The "freezing in time" is non-physical, obviously, so it makes no sense to think too hard about it.

That's always a danger - malformed questions. But do we have the same problem envisioning "frozen time" when something isn't moving relative to us? In other words, when the static arrow is observed, does it "have" momentum, even though we would say the momentum is zero relative to us?

 

[marplots]

I was also thinking of momentum, so a "momentum meter" would tell the difference, which is what TB said more clearly. But then the 'was moving' arrow now has no velocity and therefore no momentum.

So - when the moving arrow is frozen in time presumably all its properties are frozen in the state they were in right then? The flights would be slightly swept back from the wind it was experiencing at that moment?

Do you mean there would always be some internal tensions, some material difference captured by the molecules of the moving arrow? It seems to me to just shift the problem's scale, but not attack the root idea.

 

[lomiller]

I have been revisiting the pre-Socratics and have been pleasantly surprised at how 2,500-year-old ideas still have some resonance for me. In particular, Zeno's paradoxes of motion.

Here's a version that captures my query:
If you had an arrow sitting in front of you, motionless, and someone shot a second arrow past you, you could arrange it so that at some instant, the first and second arrows were in alignment and at that instant perfectly indistinguishable by observation. Yet the second arrow happily continues on toward it's target when time resumes.

So what property does the moving arrow have that the static arrow does not, and especially in that instant of time?

Since there are many well-trained (even if not degreed) physics afficionados on this forum, I'd like to know, not necessarily what the resolution to the original "paradox" is, but how someone with a better understanding of physics (and more schooling) than me views the situation - how do you think about it?

If you measured perfectly the same thing would happen as when you accurately measure the position of an electron. That is they would stop acting like particles and begin to act like waves.

In practice there would simply be quantum fuzziness around the position and momentum of the arrows so you could never really say they were lined up perfectly.

 

[alexi_drago]

As different parts of the moving arrow are different distances from the observer there would be slight distortions along it's length, very very slight.

 

[lomiller]

It has momentum. Although the quantity by its nature describes change over time, by means of the derivative, it can be described at any instant.

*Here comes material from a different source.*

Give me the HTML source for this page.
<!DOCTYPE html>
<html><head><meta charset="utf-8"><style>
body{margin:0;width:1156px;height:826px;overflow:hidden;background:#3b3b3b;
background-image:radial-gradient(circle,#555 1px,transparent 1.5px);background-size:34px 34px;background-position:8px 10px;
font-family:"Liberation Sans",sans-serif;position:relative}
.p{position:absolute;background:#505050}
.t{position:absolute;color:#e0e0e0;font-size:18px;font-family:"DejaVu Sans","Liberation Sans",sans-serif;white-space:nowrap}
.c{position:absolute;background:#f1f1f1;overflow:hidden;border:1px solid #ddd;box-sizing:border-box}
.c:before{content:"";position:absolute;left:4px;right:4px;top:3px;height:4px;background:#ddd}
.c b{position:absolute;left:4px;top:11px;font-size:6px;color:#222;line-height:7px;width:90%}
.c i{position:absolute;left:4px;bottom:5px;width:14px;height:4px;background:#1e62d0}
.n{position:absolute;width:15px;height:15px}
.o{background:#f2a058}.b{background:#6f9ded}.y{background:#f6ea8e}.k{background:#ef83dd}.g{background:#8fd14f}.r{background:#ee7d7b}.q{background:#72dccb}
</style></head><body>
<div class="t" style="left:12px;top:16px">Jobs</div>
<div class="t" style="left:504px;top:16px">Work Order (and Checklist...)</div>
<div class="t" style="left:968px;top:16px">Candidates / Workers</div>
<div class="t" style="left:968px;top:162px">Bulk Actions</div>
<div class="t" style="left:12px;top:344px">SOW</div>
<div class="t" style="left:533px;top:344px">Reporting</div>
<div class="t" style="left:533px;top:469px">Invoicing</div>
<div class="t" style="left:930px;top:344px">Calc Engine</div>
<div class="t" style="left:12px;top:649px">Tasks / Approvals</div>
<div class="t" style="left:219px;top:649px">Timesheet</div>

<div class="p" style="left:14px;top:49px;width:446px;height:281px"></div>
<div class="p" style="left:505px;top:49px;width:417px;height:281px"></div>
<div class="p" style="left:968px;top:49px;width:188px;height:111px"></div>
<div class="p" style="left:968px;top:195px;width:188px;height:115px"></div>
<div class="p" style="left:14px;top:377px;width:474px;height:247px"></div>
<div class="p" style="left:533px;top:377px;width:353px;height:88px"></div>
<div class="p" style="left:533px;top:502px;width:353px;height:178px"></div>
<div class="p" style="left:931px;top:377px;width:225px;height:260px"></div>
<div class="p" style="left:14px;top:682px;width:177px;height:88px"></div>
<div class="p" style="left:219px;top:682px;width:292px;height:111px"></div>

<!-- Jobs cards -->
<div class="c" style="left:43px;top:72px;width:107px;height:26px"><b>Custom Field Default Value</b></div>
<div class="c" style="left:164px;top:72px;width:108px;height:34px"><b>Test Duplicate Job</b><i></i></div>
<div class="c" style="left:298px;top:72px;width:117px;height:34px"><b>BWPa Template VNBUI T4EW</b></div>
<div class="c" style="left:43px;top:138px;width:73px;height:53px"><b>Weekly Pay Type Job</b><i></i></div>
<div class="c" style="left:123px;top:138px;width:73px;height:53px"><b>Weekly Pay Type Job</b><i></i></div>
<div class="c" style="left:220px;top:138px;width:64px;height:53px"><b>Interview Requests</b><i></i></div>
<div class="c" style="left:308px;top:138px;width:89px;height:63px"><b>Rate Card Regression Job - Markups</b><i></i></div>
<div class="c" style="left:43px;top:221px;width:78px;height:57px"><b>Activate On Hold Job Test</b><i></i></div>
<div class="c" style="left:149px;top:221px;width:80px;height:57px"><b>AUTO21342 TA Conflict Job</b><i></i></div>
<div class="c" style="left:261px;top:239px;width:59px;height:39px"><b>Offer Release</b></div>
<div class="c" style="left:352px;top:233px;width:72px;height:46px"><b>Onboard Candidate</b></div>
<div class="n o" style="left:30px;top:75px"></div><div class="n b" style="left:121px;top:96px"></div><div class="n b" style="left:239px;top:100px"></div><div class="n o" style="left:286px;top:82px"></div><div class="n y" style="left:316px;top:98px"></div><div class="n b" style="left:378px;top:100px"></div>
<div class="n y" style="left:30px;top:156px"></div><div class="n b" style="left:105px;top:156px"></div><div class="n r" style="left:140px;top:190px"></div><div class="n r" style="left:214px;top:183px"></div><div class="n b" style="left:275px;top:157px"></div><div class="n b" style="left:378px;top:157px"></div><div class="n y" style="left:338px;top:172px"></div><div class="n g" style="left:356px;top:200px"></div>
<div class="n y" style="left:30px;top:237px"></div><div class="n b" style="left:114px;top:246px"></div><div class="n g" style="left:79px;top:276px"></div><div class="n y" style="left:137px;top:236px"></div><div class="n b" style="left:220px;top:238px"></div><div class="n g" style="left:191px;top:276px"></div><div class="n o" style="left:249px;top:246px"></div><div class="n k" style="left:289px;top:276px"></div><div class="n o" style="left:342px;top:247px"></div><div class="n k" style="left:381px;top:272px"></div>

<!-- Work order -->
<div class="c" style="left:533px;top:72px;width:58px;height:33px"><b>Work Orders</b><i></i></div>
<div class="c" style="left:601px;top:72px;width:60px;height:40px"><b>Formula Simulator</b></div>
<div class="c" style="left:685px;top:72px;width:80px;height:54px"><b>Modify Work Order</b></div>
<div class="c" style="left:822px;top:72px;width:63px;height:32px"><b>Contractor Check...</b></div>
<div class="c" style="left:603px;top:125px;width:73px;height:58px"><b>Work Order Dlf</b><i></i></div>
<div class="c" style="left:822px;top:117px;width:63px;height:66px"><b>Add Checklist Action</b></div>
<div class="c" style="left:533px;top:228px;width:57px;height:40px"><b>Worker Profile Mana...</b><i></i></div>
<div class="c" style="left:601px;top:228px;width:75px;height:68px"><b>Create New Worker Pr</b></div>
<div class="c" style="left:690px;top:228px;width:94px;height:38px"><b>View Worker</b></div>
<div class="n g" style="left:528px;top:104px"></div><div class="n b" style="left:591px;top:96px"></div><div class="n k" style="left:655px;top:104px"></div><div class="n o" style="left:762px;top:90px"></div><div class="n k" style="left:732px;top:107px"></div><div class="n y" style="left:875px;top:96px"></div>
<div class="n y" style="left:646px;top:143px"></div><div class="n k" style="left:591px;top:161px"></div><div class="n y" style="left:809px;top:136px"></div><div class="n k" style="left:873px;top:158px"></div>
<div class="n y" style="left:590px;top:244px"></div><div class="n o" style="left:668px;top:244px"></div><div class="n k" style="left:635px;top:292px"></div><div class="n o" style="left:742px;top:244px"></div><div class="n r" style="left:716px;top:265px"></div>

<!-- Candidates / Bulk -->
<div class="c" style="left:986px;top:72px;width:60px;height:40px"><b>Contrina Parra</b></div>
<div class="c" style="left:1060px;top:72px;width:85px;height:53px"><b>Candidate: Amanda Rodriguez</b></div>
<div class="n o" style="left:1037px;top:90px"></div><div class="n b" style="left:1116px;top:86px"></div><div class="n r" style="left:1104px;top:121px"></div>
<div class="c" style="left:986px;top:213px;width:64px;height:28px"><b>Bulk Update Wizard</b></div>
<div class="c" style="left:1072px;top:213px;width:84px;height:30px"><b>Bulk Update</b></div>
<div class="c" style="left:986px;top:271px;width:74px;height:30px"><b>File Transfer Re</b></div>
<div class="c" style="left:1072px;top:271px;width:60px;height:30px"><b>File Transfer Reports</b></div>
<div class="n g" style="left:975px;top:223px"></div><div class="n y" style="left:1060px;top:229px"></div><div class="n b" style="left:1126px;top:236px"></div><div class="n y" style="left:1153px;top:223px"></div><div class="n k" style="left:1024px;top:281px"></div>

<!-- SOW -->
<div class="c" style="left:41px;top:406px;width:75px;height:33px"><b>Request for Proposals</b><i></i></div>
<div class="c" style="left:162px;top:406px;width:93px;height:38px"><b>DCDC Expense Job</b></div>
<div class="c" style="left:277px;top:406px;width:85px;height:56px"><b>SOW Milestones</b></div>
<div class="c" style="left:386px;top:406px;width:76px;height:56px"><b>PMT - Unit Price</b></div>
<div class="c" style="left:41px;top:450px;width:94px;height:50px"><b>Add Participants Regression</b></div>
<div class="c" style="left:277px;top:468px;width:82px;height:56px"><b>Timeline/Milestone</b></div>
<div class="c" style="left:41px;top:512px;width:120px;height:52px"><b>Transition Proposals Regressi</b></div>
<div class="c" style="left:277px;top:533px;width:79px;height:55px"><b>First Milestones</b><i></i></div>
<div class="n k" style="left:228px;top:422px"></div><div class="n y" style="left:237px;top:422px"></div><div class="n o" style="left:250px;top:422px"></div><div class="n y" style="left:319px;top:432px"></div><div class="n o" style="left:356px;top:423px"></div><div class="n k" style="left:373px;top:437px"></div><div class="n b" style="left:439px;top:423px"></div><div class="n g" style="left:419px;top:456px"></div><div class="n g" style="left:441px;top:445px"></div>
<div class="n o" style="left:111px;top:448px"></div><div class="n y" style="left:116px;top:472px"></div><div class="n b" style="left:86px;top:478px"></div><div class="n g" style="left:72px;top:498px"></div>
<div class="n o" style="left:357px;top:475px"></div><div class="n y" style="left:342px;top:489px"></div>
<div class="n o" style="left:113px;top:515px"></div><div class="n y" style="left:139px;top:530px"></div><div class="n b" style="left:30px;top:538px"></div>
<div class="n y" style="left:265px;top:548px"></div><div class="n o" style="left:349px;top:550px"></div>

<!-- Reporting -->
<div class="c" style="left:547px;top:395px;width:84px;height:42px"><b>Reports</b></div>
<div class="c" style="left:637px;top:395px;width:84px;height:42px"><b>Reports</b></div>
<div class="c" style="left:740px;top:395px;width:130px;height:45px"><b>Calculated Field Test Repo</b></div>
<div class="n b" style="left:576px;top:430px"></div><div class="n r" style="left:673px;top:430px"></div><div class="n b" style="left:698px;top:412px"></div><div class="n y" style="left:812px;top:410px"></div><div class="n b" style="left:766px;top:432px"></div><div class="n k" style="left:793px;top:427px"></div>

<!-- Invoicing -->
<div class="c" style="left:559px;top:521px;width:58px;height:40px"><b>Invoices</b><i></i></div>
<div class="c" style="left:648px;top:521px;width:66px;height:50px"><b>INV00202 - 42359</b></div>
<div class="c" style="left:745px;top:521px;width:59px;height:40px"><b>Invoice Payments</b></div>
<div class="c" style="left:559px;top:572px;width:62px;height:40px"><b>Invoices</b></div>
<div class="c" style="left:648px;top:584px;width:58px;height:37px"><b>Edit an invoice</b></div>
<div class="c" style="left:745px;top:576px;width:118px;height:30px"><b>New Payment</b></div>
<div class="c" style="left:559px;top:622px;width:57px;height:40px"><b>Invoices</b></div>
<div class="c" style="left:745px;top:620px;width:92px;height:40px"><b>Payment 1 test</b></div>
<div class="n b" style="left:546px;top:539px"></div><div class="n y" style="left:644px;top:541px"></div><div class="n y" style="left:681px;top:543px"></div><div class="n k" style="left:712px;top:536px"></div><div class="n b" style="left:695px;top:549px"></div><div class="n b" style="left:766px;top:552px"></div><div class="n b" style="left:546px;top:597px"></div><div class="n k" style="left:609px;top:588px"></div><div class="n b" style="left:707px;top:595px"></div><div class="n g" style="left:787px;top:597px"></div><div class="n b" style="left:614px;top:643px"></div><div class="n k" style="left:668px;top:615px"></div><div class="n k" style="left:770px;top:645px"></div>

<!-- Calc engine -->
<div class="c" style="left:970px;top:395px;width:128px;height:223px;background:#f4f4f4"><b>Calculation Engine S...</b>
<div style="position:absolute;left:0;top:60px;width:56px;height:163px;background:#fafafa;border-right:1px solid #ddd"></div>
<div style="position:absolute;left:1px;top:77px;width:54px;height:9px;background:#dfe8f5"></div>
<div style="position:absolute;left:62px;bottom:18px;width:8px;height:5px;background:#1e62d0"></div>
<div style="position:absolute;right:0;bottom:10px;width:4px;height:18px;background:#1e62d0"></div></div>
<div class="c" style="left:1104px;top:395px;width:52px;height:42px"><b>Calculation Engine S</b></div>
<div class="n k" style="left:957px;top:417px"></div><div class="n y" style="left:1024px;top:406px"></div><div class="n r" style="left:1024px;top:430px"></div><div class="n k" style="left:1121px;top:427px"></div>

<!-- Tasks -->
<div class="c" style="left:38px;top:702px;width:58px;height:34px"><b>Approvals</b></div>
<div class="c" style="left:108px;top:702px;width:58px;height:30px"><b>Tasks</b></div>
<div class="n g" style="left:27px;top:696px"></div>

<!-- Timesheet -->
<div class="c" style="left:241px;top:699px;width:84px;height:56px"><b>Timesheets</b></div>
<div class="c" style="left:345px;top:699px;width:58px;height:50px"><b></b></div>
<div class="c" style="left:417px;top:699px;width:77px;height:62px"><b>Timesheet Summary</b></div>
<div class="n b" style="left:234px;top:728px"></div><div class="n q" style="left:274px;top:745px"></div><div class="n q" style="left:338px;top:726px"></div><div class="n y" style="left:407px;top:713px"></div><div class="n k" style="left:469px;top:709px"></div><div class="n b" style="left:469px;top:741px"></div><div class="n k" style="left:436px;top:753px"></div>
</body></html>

You can describe momentum and any instant, but not momentum and position. The more precisely you measure one the more uncertainty there is in the other.

 

[marplots]

If you measured perfectly the same thing would happen as when you accurately measure the position of an electron. That is they would stop acting like particles and begin to act like waves.

In practice there would simply be quantum fuzziness around the position and momentum of the arrows so you could never really say they were lined up perfectly.

Does that also mean that I couldn't tell which was moving and which wasn't? Is it then correct to say that both arrows, at the time I "look" are identical?

I have to chew over the consequences of that. Very counterintuitive, because I think, instinctively, there ought to be some difference between them.

 

[TubbaBlubba]

You can describe momentum and any instant, but not momentum and position. The more precisely you measure one the more uncertainty there is in the other.

I really see no need to go beyond classical mechanics in this case.

 

[ehcks]

I really see no need to go beyond classical mechanics in this case.

If we can get electrons to quantum tunnel, we should be able to do the same with arrows. The ultimate armor piercing weapon.

 

[Mark6]

Zeno's paradoxes seem to revolve around trying to divide zero by zero.

Not sure about that, but some of them rely on the assumption that an infinite series of finite numbers cannot add up to a finite number. That is simply false, but 2500 years ago people did not know that.